Vivir en la calle es solo la punta del iceberg de la exclusión residencial
Esta crisis sanitaria ha puesto el hogar en el centro de nuestra vida, en el lugar donde permanecer y desarrollar todas nuestras actividades y relaciones. Y por eso, debemos ser conscientes de la tremenda desventaja que supone estar sin hogar. Reflexiono desde la experiencia de atención a personas sin hogar.
Cuando afrontamos la falta de hogar surge, en primer lugar, la necesidad de pasar la noche, dónde poder dormir de manera segura y tranquila. Pero el hogar es un espacio de privacidad, de descanso y también un lugar donde protegernos de una enfermedad, donde pasar una convalecencia, donde estar aislados por nuestro propio bien y por el de la comunidad. Nuestro hogar es tanto día como noche.
Los servicios de emergencia puestos en marcha en polideportivos municipales generaron un cierto revuelo inicial y fueron objeto de un exceso de escrutinio por parte de vecindarios cercanos que estimaban que las personas allí alojadas estaban disfrutando de ciertos privilegios frente al resto de la población. Pero nada más lejos de la realidad.
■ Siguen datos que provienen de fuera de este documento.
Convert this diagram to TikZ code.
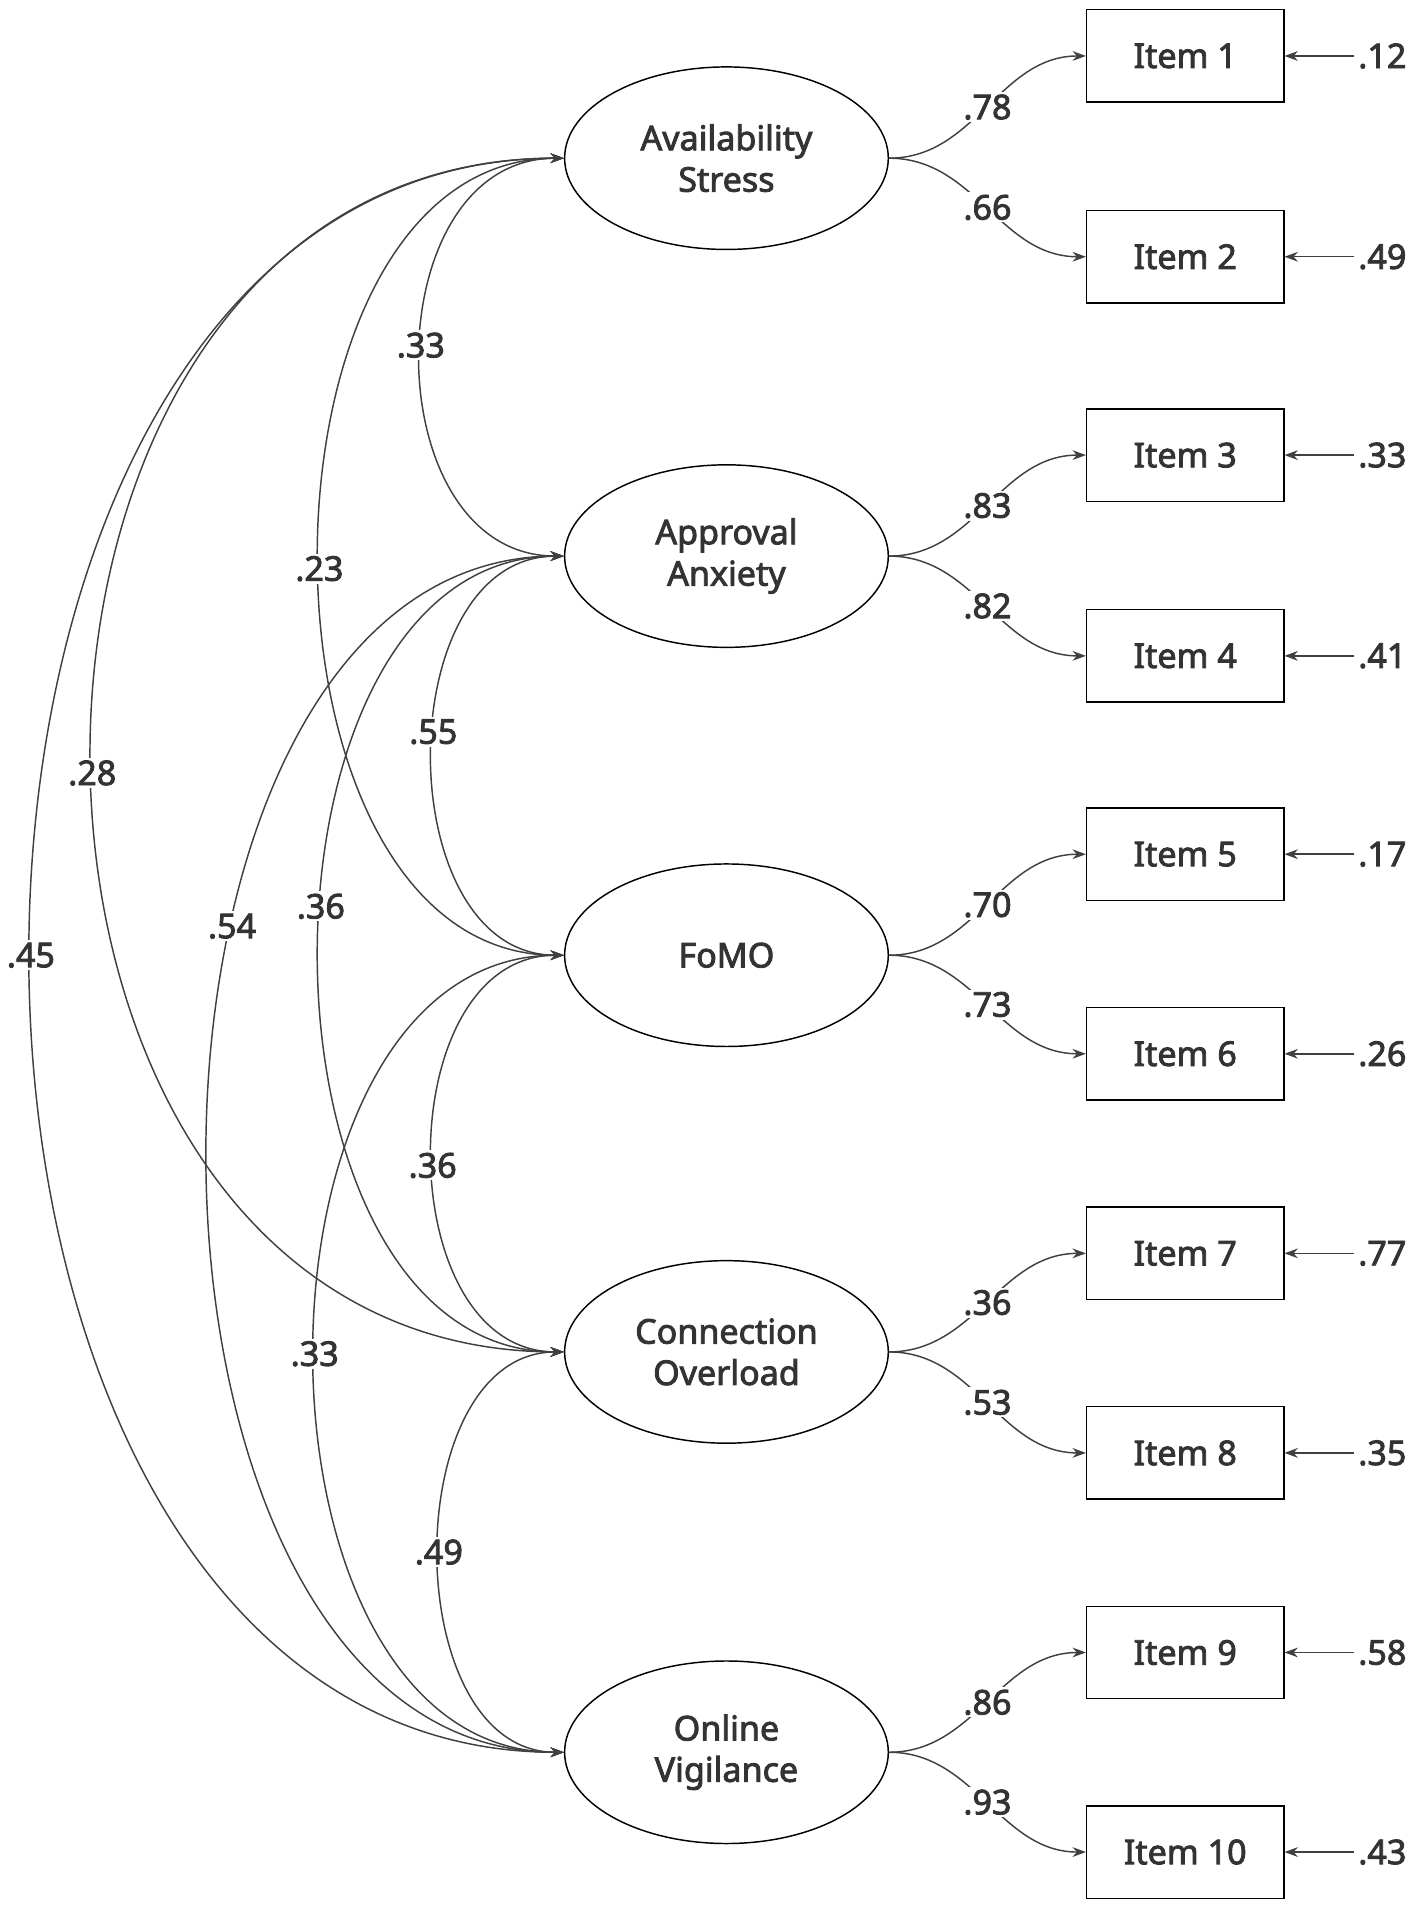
\documentclass[tikz,border=0pt]{standalone}
\usepackage{fontspec}
\setmainfont{Noto Sans}[AutoFakeBold=2.5]
\usetikzlibrary{arrows.meta,shapes.geometric}
\begin{document}
\begin{tikzpicture}[x=1pt,y=-1pt,
  every node/.style={font=\fontsize{28}{34}\selectfont\bfseries, text=black!80},
  lat/.style={draw,ellipse,minimum width=266pt,minimum height=150pt,inner sep=0pt,align=center,line width=1.2pt},
  item/.style={draw,rectangle,minimum width=162pt,minimum height=76pt,line width=1.2pt},
  lab/.style={fill=white,inner sep=2pt},
  con/.style={line width=1.2pt,draw=black!75,-{Stealth[length=11pt,width=8pt]}},
  cor/.style={line width=1.2pt,draw=black!75,{Stealth[length=11pt,width=8pt]}-{Stealth[length=11pt,width=8pt]}}]
\useasboundingbox (0,0) rectangle (1165,1568);
\node[lat] (as) at (597,130) {Availability\\Stress};
\node[lat] (aa) at (597,457) {Approval\\Anxiety};
\node[lat] (fo) at (597,785) {FoMO};
\node[lat] (co) at (597,1111) {Connection\\Overload};
\node[lat] (ov) at (597,1440) {Online\\Vigilance};
\foreach \i/\y/\e in {1/46/.12,2/211/.49,3/374/.33,4/539/.41,5/702/.17,6/866/.26,7/1030/.77,8/1194/.35,9/1358/.58,10/1522/.43}{
  \node[item] (i\i) at (974,\y) {Item \i};
  \node (e\i) at (1136,\y) {\e};
  \draw[con] (e\i) -- (i\i);
}
\foreach \l/\a/\b/\c/\d in {as/1/2/.78/.66,aa/3/4/.83/.82,fo/5/6/.70/.73,co/7/8/.36/.53,ov/9/10/.86/.93}{
  \draw[con] (\l.east) to[out=0,in=180] node[lab]{\c} (i\a.west);
  \draw[con] (\l.east) to[out=0,in=180] node[lab]{\d} (i\b.west);
}
\foreach \p/\q/\dd/\v/\ps in {as/ov/584/.45/0.5,as/co/517/.28/0.51,aa/ov/390/.54/0.37,as/fo/268/.23/0.51,aa/co/268/.36/0.46,fo/ov/273/.33/0.5,as/aa/157/.33/0.48,aa/fo/144/.55/0.46,fo/co/144/.36/0.52,co/ov/137/.49/0.5}{
  \draw[cor] (\p.west) .. controls +(-\dd,0) and +(-\dd,0) .. node[lab,pos=\ps]{\v} (\q.west);
}
\end{tikzpicture}
\end{document}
A la realidad del sinhogarismo tenemos que acercarnos lejos de los prejuicios negativos pero también lejos de la condescendencia, de la lástima. Lo tenemos que abordar desde la óptica de los derechos humanos, desde el conocimiento real de la situación y tratando de compensar las desventajas de personas que, por múltiples recorridos y trayectorias, por procesos migratorios inconclusos, se encuentran en la calle. Un primer dato esclarecedor: según el último estudio sobre las Personas Sin Hogar en la Comunidad Autónoma (2018), un 25% lleva menos de un año en calle y un total del 52,5 %, menos de 3 años. No hay personas que sean sin hogar, sino que múltiples circunstancias provocan que personas dejen de tener hogar.
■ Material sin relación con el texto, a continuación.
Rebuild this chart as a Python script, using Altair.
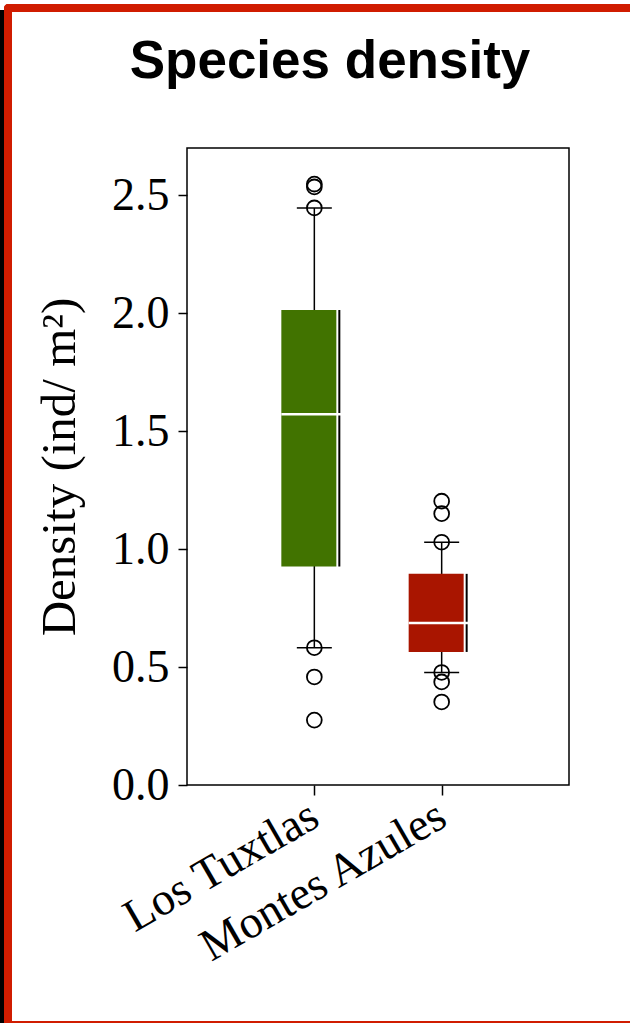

De forma metafórica, pero no por ello irreal, nos encontramos con la paradoja de que la sociedad que les cierra las puertas de su entrada ahora se las cierra para no dejarlas salir. Su situación actual de confinamiento es especialmente difícil ya que a la limitación de movimientos que tenemos toda la ciudadanía se unen el tener que vivir en un espacio masivo, adaptado pero no preparado para tener en cuenta la intimidad, el descanso, y convivir con quienes no se han escogido como compañeros y compañeras.
Esta afirmación no es una crítica a la solución articulada, de la que nos sentimos corresponsables, es simplemente constatar la realidad para que podamos hacer una correcta valoración desde nuestros hogares.
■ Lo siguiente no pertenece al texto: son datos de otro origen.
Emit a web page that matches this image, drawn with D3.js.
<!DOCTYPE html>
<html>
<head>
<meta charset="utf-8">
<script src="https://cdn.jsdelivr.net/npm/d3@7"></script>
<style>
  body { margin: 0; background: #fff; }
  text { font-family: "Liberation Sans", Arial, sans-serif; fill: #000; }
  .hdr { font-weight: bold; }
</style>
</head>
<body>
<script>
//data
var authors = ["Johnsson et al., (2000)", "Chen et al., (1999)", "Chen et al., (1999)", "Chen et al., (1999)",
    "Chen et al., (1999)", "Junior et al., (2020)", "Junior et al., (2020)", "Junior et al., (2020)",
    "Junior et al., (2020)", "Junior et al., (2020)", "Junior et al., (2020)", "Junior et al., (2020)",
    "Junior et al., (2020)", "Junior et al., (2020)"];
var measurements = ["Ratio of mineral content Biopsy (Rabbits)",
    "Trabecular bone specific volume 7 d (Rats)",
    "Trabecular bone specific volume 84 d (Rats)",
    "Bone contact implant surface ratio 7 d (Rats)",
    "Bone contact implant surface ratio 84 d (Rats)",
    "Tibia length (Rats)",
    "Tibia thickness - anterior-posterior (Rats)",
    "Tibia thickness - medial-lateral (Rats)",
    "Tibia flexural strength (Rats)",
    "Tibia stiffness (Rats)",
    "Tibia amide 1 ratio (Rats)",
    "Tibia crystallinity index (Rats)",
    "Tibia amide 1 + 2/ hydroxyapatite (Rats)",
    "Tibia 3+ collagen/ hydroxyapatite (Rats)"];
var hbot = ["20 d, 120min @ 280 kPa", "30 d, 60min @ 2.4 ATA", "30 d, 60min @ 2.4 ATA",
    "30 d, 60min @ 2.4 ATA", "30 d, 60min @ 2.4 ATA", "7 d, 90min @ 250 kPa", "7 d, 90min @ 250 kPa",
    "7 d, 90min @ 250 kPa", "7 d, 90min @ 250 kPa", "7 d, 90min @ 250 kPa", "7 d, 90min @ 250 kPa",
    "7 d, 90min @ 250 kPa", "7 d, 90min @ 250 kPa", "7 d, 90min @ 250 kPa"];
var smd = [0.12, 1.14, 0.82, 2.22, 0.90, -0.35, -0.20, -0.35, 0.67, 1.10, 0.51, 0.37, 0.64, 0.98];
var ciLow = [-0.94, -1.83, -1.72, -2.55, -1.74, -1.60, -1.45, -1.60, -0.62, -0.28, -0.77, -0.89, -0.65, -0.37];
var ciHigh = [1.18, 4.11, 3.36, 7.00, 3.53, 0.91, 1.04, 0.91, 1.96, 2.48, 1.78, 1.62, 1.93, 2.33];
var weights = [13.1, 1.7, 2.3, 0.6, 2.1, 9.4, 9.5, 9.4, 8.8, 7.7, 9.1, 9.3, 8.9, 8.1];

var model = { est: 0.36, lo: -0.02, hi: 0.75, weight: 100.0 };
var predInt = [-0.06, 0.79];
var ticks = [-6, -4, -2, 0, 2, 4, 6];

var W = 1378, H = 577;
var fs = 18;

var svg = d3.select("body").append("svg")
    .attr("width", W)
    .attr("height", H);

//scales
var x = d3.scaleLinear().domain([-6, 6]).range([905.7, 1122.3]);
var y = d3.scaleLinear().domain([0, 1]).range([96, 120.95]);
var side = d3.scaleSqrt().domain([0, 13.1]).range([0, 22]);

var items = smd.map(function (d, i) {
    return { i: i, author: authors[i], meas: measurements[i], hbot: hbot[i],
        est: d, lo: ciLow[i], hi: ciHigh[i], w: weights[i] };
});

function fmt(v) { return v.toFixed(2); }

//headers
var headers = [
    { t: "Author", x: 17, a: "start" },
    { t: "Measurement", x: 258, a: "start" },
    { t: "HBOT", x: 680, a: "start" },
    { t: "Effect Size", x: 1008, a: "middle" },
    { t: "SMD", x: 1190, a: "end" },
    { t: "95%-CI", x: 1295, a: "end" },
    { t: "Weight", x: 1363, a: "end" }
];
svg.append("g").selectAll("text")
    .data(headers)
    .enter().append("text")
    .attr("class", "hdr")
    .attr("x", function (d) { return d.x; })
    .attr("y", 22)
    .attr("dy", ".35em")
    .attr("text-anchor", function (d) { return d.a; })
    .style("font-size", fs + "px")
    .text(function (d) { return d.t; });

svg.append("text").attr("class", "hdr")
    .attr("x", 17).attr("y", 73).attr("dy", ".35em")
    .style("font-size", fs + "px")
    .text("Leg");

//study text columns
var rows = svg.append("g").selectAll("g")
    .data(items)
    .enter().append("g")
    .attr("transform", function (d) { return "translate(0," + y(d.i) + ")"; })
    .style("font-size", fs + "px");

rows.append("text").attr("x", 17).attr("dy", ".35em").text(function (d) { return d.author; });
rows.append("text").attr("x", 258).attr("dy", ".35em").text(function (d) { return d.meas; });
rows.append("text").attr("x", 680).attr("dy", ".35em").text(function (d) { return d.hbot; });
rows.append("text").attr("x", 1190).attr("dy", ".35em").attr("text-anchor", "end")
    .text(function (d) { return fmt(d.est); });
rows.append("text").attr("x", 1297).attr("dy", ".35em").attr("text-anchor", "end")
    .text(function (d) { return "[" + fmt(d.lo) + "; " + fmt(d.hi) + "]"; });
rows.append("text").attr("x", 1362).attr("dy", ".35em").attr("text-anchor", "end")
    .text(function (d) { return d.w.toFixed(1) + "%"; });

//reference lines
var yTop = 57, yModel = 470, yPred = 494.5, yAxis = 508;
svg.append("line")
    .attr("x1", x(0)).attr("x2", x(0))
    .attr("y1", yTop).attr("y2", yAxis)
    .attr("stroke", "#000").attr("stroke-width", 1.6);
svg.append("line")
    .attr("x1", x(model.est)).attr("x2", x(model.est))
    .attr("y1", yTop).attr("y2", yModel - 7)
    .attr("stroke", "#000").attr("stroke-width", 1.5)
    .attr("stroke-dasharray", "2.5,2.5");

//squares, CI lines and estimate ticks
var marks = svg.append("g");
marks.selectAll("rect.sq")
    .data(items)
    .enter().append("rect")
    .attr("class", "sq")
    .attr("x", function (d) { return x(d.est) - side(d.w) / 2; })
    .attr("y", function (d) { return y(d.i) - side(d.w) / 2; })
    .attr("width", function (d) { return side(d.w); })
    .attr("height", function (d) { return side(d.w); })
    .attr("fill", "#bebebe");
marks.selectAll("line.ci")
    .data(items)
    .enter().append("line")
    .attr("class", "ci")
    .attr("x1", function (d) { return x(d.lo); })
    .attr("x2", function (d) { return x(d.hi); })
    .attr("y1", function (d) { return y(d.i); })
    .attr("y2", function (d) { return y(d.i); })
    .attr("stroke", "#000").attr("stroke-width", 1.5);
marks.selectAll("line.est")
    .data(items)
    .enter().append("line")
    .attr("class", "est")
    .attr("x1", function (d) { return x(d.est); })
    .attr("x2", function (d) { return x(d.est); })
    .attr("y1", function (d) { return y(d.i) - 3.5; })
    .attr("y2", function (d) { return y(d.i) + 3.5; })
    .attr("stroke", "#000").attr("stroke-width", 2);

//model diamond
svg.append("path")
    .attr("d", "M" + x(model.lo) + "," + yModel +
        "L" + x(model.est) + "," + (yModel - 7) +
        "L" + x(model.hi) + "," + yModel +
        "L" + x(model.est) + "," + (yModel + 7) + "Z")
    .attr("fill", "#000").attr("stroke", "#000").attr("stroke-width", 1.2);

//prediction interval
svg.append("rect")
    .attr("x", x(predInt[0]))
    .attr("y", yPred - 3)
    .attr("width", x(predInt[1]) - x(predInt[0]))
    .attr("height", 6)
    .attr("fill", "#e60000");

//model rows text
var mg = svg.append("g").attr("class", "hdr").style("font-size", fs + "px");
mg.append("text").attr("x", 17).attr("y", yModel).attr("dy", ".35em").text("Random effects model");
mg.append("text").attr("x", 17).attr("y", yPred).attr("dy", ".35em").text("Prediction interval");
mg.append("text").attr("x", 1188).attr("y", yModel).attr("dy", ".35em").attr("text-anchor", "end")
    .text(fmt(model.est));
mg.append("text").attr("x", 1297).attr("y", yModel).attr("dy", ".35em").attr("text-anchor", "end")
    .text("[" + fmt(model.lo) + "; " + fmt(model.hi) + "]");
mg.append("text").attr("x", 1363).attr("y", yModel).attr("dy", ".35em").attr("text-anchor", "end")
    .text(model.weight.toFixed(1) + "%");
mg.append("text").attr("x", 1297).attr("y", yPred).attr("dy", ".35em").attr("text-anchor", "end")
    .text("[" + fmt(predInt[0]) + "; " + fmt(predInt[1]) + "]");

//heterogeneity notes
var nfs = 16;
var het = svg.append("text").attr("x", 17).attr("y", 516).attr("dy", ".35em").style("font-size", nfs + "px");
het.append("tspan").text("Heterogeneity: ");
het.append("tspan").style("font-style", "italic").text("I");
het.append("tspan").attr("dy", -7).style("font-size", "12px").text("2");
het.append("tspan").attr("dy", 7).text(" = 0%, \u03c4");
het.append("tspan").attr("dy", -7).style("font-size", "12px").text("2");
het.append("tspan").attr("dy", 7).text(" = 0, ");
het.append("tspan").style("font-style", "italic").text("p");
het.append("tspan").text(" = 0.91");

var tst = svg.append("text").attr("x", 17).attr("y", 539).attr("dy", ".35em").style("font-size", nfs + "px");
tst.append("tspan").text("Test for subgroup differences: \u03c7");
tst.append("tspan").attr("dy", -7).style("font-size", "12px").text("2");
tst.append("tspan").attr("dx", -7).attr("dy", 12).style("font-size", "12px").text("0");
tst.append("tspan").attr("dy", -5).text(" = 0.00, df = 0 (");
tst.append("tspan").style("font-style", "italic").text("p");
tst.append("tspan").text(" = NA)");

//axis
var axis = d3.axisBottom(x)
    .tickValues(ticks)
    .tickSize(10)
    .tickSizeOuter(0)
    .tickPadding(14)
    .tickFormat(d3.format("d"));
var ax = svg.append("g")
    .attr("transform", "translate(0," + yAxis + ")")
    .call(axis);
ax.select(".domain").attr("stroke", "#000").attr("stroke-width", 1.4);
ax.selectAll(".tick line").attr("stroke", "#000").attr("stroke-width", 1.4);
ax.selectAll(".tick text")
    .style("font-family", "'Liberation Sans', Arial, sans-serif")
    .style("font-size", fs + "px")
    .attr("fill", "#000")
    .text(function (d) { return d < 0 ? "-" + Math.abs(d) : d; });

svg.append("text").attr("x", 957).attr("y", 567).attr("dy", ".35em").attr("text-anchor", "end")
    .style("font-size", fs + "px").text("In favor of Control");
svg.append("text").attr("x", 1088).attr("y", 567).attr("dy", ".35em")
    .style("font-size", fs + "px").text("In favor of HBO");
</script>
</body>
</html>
Y una consideración adicional que debe ser tenida en cuenta, las personas sin hogar tienen un estado de salud sensiblemente peor que la media, un 42% tiene algún deterioro en su salud frente al 15% de la población, y casi la mitad padece alguna enfermedad crónica o grave.
Pero la situación de vivir en la calle solo es la punta del iceberg de la exclusión residencial. En Euskadi también hay muchas familias que, aun teniendo un lugar físico donde habitar, éste no reúne las condiciones para ser considerado adecuado, bien sea por falta de condiciones materiales, por amenaza de violencia por parte de personas con las que se convive, por inseguridad jurídica, amenaza de desahucio o por hacinamiento.
No tener un hogar es una gran desventaja personal porque afecta a nuestra estructura de oportunidades y hay que recordar que, en la Comunidad Autónoma Vasca la ciudadanía tiene «el derecho a disfrutar de una vivienda digna, adecuada y accesible» (Ley 3/2015). Nuevamente estamos ante una cuestión de derechos.
Para finalizar quiero compartir estas reflexiones.
Esta crisis nos ha igualado mucho, nos ha hecho compartir destino más allá de las diferencias de poder adquisitivo o sociales, nos ha obligado a tener que adoptar las mismas medidas y darnos cuenta de que la solución está en el conjunto. Las grietas sociales constituyen un riesgo, no solamente para aquellas personas que están en medio de ellas, sino incluso para las que puedan sentirse más alejadas. Nadie se salva de manera individual.
La situación de las mujeres sin hogar debe recuperar un lugar central en nuestra atención ya que sufren un grado de vulnerabilidad muy superior al de los hombres. Debemos generar soluciones que superen la masculinización que impera en la mayor parte de los servicios existentes. A este respecto, la emergencia ha vuelto a tapar el incipiente trabajo que se está realizando con perspectiva de género.
La vuelta a la nueva normalidad desde estos recursos va a suponer un reto. Esta crisis nos ha puesto en contacto directo con un mayor número de mujeres y hombres sin hogar y habrá que plantear, desde una óptica innovadora y colaborativa, un esfuerzo de atención, de descongestión, de salidas escalonadas y de distribución territorial equilibrada.